___ Data ___

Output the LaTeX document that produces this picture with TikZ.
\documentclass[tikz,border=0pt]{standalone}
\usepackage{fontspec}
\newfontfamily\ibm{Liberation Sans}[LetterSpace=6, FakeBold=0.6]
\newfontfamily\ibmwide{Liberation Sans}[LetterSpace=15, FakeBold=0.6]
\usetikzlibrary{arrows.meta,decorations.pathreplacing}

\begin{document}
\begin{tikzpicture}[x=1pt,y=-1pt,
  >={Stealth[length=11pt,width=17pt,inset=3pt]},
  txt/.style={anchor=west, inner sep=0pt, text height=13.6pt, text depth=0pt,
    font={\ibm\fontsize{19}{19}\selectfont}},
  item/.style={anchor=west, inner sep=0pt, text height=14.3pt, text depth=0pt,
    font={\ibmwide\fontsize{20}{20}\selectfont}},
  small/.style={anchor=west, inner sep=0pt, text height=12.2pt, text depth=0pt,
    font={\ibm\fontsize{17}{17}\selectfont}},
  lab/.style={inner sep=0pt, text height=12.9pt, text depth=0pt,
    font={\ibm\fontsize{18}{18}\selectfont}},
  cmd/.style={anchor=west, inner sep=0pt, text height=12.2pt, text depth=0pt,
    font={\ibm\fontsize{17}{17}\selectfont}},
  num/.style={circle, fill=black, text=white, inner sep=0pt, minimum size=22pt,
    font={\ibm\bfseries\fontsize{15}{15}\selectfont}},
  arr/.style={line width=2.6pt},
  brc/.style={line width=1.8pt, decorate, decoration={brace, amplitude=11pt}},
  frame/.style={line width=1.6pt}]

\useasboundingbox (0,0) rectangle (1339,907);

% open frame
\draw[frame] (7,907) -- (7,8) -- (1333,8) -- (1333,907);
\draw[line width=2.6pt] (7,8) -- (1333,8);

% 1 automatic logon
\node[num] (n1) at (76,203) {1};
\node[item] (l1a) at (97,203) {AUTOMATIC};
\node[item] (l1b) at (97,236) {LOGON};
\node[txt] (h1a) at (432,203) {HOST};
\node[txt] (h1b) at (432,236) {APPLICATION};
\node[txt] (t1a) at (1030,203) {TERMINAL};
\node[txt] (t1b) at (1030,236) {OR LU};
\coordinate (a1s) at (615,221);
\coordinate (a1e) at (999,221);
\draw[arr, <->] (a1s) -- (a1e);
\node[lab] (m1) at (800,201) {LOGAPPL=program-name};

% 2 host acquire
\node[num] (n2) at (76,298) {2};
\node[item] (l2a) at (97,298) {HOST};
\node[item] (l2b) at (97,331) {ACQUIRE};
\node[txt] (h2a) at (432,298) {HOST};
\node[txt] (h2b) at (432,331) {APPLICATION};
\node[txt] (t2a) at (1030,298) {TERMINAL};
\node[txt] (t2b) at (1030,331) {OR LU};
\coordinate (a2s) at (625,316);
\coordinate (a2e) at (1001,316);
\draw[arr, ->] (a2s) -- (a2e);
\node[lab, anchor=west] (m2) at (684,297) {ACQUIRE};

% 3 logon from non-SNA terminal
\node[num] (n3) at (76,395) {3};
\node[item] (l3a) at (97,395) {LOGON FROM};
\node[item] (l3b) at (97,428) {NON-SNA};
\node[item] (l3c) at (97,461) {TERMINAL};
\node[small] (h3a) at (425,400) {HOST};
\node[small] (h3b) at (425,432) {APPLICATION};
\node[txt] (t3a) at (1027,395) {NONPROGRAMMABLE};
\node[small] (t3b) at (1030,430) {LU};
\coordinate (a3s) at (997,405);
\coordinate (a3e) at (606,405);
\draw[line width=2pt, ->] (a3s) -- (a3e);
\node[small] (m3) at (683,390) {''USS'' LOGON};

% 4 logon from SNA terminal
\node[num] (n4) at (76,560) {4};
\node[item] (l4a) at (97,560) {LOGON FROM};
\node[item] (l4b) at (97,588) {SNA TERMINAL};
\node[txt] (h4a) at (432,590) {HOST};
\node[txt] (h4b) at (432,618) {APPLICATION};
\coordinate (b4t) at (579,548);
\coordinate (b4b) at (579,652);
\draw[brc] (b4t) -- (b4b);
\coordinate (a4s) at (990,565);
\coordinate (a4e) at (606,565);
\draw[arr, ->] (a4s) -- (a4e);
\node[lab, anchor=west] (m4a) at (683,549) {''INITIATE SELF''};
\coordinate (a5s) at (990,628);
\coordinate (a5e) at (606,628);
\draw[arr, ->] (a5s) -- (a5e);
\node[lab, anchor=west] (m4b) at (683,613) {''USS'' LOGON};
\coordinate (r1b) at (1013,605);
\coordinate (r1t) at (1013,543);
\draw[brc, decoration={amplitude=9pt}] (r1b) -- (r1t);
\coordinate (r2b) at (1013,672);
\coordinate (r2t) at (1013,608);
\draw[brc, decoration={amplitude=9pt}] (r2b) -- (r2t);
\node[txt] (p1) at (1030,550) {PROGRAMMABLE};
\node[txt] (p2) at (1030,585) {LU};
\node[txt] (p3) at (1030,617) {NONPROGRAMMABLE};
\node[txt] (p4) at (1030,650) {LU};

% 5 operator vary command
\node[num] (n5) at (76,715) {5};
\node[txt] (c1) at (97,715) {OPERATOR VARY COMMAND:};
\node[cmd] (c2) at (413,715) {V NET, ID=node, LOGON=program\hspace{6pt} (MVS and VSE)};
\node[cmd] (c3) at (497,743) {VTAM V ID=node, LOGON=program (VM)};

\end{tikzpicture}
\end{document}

___

— What the exercise asks —
Quote each line of the listing above exactly.

— Solution —
Output the LaTeX document that produces this picture with TikZ.
\documentclass[tikz,border=0pt]{standalone}
\usepackage{fontspec}
\newfontfamily\ibm{Liberation Sans}[LetterSpace=6, FakeBold=0.6]
\newfontfamily\ibmwide{Liberation Sans}[LetterSpace=15, FakeBold=0.6]
\usetikzlibrary{arrows.meta,decorations.pathreplacing}

\begin{document}
\begin{tikzpicture}[x=1pt,y=-1pt,
  >={Stealth[length=11pt,width=17pt,inset=3pt]},
  txt/.style={anchor=west, inner sep=0pt, text height=13.6pt, text depth=0pt,
    font={\ibm\fontsize{19}{19}\selectfont}},
  item/.style={anchor=west, inner sep=0pt, text height=14.3pt, text depth=0pt,
    font={\ibmwide\fontsize{20}{20}\selectfont}},
  small/.style={anchor=west, inner sep=0pt, text height=12.2pt, text depth=0pt,
    font={\ibm\fontsize{17}{17}\selectfont}},
  lab/.style={inner sep=0pt, text height=12.9pt, text depth=0pt,
    font={\ibm\fontsize{18}{18}\selectfont}},
  cmd/.style={anchor=west, inner sep=0pt, text height=12.2pt, text depth=0pt,
    font={\ibm\fontsize{17}{17}\selectfont}},
  num/.style={circle, fill=black, text=white, inner sep=0pt, minimum size=22pt,
    font={\ibm\bfseries\fontsize{15}{15}\selectfont}},
  arr/.style={line width=2.6pt},
  brc/.style={line width=1.8pt, decorate, decoration={brace, amplitude=11pt}},
  frame/.style={line width=1.6pt}]

\useasboundingbox (0,0) rectangle (1339,907);

% open frame
\draw[frame] (7,907) -- (7,8) -- (1333,8) -- (1333,907);
\draw[line width=2.6pt] (7,8) -- (1333,8);

% 1 automatic logon
\node[num] (n1) at (76,203) {1};
\node[item] (l1a) at (97,203) {AUTOMATIC};
\node[item] (l1b) at (97,236) {LOGON};
\node[txt] (h1a) at (432,203) {HOST};
\node[txt] (h1b) at (432,236) {APPLICATION};
\node[txt] (t1a) at (1030,203) {TERMINAL};
\node[txt] (t1b) at (1030,236) {OR LU};
\coordinate (a1s) at (615,221);
\coordinate (a1e) at (999,221);
\draw[arr, <->] (a1s) -- (a1e);
\node[lab] (m1) at (800,201) {LOGAPPL=program-name};

% 2 host acquire
\node[num] (n2) at (76,298) {2};
\node[item] (l2a) at (97,298) {HOST};
\node[item] (l2b) at (97,331) {ACQUIRE};
\node[txt] (h2a) at (432,298) {HOST};
\node[txt] (h2b) at (432,331) {APPLICATION};
\node[txt] (t2a) at (1030,298) {TERMINAL};
\node[txt] (t2b) at (1030,331) {OR LU};
\coordinate (a2s) at (625,316);
\coordinate (a2e) at (1001,316);
\draw[arr, ->] (a2s) -- (a2e);
\node[lab, anchor=west] (m2) at (684,297) {ACQUIRE};

% 3 logon from non-SNA terminal
\node[num] (n3) at (76,395) {3};
\node[item] (l3a) at (97,395) {LOGON FROM};
\node[item] (l3b) at (97,428) {NON-SNA};
\node[item] (l3c) at (97,461) {TERMINAL};
\node[small] (h3a) at (425,400) {HOST};
\node[small] (h3b) at (425,432) {APPLICATION};
\node[txt] (t3a) at (1027,395) {NONPROGRAMMABLE};
\node[small] (t3b) at (1030,430) {LU};
\coordinate (a3s) at (997,405);
\coordinate (a3e) at (606,405);
\draw[line width=2pt, ->] (a3s) -- (a3e);
\node[small] (m3) at (683,390) {''USS'' LOGON};

% 4 logon from SNA terminal
\node[num] (n4) at (76,560) {4};
\node[item] (l4a) at (97,560) {LOGON FROM};
\node[item] (l4b) at (97,588) {SNA TERMINAL};
\node[txt] (h4a) at (432,590) {HOST};
\node[txt] (h4b) at (432,618) {APPLICATION};
\coordinate (b4t) at (579,548);
\coordinate (b4b) at (579,652);
\draw[brc] (b4t) -- (b4b);
\coordinate (a4s) at (990,565);
\coordinate (a4e) at (606,565);
\draw[arr, ->] (a4s) -- (a4e);
\node[lab, anchor=west] (m4a) at (683,549) {''INITIATE SELF''};
\coordinate (a5s) at (990,628);
\coordinate (a5e) at (606,628);
\draw[arr, ->] (a5s) -- (a5e);
\node[lab, anchor=west] (m4b) at (683,613) {''USS'' LOGON};
\coordinate (r1b) at (1013,605);
\coordinate (r1t) at (1013,543);
\draw[brc, decoration={amplitude=9pt}] (r1b) -- (r1t);
\coordinate (r2b) at (1013,672);
\coordinate (r2t) at (1013,608);
\draw[brc, decoration={amplitude=9pt}] (r2b) -- (r2t);
\node[txt] (p1) at (1030,550) {PROGRAMMABLE};
\node[txt] (p2) at (1030,585) {LU};
\node[txt] (p3) at (1030,617) {NONPROGRAMMABLE};
\node[txt] (p4) at (1030,650) {LU};

% 5 operator vary command
\node[num] (n5) at (76,715) {5};
\node[txt] (c1) at (97,715) {OPERATOR VARY COMMAND:};
\node[cmd] (c2) at (413,715) {V NET, ID=node, LOGON=program\hspace{6pt} (MVS and VSE)};
\node[cmd] (c3) at (497,743) {VTAM V ID=node, LOGON=program (VM)};

\end{tikzpicture}
\end{document}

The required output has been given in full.